:: Exercise objective ::
Reproduce the material below line by line, beginning with its first line and ending with the line that contains "const xLabel = 'Col Number ->';"; leave out pictures.

:: Information shown ::
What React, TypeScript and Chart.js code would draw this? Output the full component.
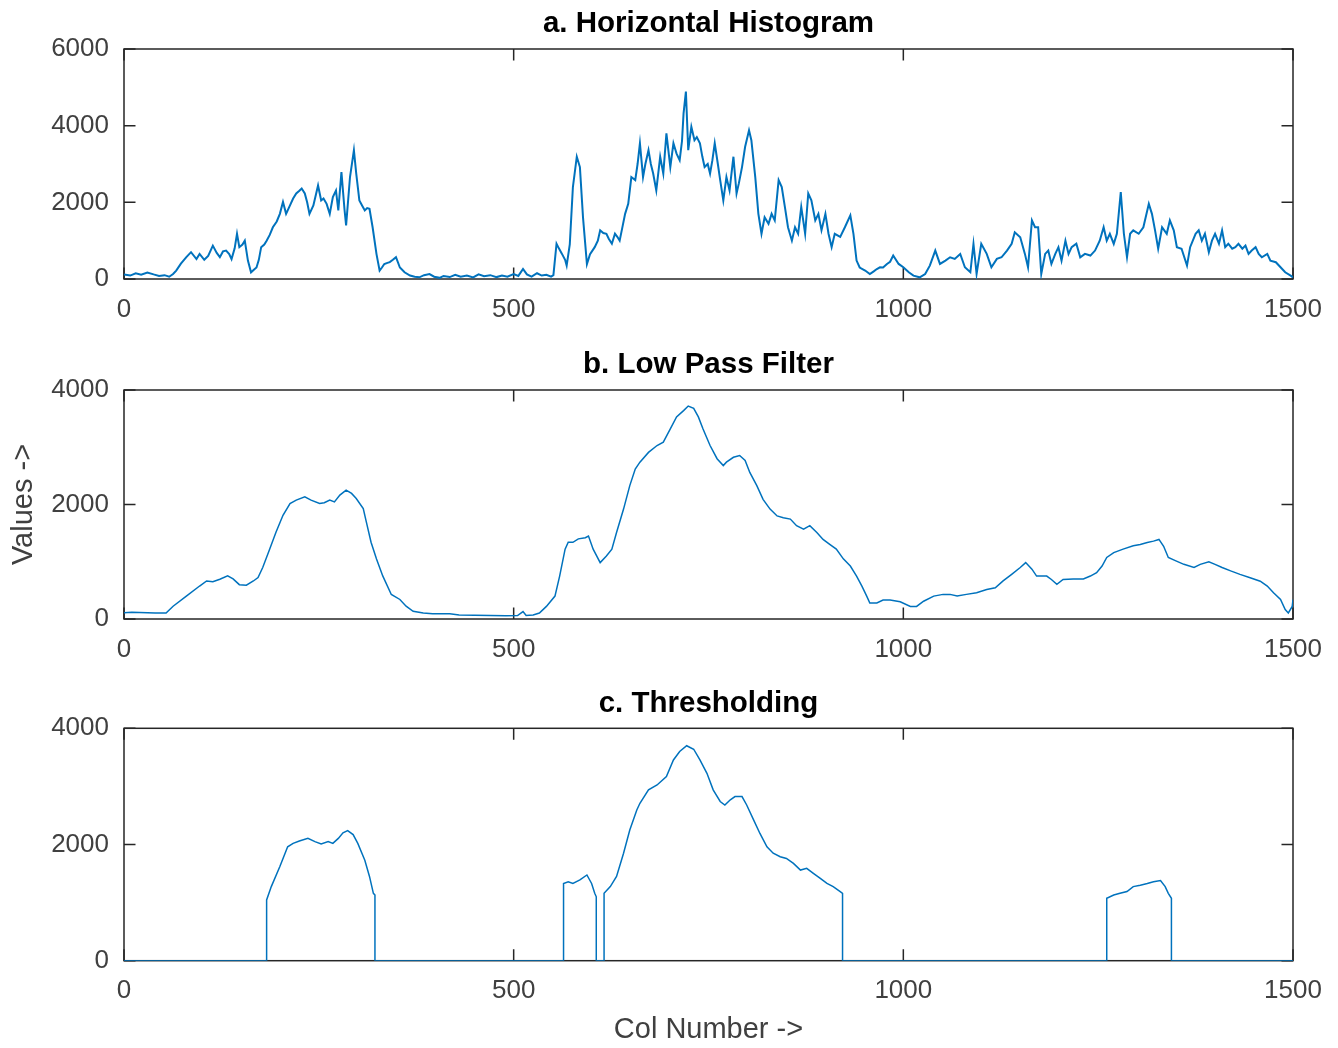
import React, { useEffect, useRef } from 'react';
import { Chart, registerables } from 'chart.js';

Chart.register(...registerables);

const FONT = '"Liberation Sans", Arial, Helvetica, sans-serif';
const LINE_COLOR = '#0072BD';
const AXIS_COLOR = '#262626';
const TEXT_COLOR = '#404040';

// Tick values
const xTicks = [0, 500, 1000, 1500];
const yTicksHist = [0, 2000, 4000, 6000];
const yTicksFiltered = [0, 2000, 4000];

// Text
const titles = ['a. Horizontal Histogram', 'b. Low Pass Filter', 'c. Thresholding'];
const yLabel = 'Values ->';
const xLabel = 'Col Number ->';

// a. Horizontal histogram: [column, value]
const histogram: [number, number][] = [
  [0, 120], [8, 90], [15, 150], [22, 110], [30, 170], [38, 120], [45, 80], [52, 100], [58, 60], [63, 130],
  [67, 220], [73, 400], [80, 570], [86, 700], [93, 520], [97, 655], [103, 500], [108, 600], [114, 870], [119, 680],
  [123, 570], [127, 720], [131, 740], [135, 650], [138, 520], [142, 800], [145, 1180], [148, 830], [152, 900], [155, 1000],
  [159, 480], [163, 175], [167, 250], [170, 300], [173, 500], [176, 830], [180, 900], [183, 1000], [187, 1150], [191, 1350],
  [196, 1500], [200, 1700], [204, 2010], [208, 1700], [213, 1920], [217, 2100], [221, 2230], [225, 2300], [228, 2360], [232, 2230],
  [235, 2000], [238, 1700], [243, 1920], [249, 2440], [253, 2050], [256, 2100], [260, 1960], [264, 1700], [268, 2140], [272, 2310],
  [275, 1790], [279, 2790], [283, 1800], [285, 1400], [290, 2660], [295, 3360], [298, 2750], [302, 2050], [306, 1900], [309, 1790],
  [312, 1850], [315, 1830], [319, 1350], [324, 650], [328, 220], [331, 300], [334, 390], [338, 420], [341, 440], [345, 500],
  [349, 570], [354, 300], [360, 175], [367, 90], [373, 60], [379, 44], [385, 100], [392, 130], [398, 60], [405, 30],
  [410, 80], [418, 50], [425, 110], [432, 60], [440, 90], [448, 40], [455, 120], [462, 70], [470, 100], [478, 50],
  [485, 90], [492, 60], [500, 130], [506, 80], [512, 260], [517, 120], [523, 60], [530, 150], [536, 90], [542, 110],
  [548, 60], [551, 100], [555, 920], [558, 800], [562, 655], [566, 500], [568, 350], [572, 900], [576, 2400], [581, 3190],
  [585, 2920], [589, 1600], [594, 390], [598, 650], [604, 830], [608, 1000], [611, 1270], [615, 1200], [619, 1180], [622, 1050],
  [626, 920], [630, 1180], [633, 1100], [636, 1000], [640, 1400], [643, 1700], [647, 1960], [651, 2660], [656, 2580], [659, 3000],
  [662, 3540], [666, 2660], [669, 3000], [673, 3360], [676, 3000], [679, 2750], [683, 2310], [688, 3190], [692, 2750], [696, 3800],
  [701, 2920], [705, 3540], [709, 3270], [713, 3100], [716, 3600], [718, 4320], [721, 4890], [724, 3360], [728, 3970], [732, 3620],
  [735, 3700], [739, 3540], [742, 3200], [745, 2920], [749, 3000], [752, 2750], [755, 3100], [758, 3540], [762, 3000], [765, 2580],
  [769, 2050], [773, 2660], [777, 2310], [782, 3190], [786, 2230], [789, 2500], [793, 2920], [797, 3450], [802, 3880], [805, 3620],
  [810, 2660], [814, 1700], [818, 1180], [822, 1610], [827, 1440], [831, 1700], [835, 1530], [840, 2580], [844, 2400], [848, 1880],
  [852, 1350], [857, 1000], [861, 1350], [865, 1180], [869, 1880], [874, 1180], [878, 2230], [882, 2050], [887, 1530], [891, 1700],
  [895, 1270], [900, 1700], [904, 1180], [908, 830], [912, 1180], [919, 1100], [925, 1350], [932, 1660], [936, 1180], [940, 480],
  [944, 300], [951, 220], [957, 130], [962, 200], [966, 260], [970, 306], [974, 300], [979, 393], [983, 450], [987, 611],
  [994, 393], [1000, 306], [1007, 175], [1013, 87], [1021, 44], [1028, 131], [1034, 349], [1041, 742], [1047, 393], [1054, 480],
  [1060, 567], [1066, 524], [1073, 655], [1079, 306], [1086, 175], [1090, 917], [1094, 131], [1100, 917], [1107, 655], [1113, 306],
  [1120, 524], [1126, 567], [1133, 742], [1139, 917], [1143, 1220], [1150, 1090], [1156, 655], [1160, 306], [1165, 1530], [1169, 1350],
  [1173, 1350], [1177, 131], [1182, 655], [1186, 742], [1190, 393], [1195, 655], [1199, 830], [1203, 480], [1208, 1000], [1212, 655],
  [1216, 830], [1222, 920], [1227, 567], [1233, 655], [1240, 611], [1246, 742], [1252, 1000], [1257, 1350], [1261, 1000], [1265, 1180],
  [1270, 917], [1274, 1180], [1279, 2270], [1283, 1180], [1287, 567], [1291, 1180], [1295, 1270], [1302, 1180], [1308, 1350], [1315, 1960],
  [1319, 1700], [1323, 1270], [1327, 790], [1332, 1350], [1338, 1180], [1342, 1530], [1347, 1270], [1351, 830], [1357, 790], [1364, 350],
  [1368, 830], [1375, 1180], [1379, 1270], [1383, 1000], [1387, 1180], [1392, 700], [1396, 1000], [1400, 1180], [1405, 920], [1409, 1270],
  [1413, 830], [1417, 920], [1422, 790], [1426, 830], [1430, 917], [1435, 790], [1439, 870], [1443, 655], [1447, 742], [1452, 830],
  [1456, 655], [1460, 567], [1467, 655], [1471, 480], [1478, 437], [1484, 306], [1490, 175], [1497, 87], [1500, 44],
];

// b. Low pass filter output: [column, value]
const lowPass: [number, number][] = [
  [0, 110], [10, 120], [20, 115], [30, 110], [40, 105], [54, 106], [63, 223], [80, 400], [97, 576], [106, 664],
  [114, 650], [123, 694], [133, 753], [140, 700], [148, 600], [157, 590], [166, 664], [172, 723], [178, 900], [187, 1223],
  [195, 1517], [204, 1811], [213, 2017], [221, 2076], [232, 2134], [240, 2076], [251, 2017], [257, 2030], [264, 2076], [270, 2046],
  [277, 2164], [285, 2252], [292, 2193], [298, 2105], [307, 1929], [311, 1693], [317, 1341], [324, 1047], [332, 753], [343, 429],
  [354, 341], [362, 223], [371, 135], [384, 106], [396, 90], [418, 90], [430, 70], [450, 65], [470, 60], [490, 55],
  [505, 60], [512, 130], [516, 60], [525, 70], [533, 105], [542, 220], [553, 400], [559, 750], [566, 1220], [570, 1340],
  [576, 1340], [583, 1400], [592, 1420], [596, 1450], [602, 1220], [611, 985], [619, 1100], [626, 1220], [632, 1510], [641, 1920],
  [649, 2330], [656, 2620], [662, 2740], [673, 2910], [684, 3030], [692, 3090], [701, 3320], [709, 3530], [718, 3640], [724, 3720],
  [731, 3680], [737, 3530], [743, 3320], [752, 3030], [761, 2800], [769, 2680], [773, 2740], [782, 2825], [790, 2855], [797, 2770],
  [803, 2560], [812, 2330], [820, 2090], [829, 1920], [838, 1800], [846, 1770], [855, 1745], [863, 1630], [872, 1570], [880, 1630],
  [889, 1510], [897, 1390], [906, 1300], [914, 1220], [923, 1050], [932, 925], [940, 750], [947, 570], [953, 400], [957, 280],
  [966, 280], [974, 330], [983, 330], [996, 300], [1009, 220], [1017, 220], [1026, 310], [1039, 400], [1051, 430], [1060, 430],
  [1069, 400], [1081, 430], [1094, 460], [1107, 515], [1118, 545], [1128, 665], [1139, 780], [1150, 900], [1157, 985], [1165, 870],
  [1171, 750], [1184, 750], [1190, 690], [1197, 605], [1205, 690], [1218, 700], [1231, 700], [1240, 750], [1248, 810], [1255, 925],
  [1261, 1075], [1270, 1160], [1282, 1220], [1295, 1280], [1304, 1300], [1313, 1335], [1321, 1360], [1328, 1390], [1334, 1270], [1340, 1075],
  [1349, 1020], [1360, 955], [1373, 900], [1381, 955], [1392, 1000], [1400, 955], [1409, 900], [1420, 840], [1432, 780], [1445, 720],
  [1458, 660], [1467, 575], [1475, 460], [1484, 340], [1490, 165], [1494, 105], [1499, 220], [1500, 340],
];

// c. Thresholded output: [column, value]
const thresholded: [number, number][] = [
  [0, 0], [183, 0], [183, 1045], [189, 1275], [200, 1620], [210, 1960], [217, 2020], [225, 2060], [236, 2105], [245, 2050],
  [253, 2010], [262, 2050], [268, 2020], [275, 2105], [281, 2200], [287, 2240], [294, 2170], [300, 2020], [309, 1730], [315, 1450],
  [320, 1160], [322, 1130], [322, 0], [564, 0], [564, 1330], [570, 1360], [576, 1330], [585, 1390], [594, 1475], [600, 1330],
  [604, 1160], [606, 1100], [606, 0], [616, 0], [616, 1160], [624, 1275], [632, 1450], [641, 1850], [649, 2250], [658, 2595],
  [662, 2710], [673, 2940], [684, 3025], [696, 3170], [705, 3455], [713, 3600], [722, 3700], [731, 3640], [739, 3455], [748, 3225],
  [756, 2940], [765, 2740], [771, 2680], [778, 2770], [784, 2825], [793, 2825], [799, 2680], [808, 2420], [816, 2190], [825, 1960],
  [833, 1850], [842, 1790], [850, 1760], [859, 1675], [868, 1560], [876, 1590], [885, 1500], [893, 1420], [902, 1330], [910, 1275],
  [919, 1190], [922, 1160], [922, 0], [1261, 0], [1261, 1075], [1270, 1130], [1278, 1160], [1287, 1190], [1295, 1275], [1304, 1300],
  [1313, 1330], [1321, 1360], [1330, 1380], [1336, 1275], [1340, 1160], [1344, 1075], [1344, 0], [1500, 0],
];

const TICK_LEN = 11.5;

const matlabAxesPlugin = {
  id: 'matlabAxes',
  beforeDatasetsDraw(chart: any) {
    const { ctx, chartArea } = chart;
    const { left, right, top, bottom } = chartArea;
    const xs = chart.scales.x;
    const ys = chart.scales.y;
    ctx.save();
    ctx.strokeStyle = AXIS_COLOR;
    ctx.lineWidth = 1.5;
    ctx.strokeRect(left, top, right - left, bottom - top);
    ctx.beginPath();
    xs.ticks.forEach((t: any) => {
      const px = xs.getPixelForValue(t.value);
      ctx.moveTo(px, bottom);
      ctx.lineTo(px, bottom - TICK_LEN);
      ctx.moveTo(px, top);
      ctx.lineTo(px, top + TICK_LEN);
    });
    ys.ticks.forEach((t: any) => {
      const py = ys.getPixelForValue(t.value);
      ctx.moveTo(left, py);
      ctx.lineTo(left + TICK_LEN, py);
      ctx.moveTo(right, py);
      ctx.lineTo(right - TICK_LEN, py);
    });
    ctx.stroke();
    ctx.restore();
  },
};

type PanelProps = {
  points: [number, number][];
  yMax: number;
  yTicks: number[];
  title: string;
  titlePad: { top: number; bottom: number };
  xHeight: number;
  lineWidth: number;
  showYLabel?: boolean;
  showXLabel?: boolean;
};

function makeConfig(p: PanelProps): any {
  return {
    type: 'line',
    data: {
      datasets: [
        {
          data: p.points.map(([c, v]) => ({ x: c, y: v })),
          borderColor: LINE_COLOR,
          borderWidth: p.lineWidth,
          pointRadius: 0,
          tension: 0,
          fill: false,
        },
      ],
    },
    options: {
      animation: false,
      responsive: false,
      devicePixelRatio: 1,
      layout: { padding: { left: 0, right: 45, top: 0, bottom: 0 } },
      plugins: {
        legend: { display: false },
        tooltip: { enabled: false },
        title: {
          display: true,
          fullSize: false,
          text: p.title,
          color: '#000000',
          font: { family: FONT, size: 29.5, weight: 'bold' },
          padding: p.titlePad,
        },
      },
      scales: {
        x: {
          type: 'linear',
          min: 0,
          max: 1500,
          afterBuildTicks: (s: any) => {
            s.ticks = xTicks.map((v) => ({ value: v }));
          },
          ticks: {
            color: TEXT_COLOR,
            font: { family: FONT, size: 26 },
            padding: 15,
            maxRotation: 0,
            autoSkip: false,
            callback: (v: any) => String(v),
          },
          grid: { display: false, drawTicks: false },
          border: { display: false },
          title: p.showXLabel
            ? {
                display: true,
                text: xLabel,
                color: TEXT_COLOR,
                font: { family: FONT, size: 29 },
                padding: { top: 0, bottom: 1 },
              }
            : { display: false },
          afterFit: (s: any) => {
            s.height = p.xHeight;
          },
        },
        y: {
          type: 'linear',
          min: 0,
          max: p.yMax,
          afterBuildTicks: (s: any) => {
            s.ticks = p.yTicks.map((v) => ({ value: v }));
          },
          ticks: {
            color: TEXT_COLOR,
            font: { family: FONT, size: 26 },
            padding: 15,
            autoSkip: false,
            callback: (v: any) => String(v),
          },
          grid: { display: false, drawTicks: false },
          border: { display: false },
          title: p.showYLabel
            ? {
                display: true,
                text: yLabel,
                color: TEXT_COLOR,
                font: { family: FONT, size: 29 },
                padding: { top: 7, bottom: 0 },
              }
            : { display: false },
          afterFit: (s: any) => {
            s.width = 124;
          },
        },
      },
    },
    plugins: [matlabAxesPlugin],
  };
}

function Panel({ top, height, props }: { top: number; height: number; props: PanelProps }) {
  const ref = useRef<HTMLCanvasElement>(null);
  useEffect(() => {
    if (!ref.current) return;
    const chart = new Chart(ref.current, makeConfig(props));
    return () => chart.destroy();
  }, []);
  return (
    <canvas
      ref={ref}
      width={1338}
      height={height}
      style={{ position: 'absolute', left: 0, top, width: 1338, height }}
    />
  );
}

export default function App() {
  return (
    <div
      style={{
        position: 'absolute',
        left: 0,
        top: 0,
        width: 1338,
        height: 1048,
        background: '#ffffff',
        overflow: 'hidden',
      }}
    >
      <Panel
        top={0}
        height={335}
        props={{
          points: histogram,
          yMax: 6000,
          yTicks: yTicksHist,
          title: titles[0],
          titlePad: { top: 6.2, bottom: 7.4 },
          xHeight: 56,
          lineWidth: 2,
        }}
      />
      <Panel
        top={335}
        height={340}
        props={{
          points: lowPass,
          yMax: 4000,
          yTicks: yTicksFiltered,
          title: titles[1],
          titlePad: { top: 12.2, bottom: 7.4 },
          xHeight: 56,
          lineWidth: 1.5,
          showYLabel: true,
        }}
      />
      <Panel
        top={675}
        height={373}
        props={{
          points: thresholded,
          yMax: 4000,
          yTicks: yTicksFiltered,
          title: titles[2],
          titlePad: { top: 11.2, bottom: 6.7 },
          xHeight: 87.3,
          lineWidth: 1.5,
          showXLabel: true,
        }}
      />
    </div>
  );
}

:: Response for this exercise ::
What React, TypeScript and Chart.js code would draw this? Output the full component.
import React, { useEffect, useRef } from 'react';
import { Chart, registerables } from 'chart.js';

Chart.register(...registerables);

const FONT = '"Liberation Sans", Arial, Helvetica, sans-serif';
const LINE_COLOR = '#0072BD';
const AXIS_COLOR = '#262626';
const TEXT_COLOR = '#404040';

// Tick values
const xTicks = [0, 500, 1000, 1500];
const yTicksHist = [0, 2000, 4000, 6000];
const yTicksFiltered = [0, 2000, 4000];

// Text
const titles = ['a. Horizontal Histogram', 'b. Low Pass Filter', 'c. Thresholding'];
const yLabel = 'Values ->';
const xLabel = 'Col Number ->';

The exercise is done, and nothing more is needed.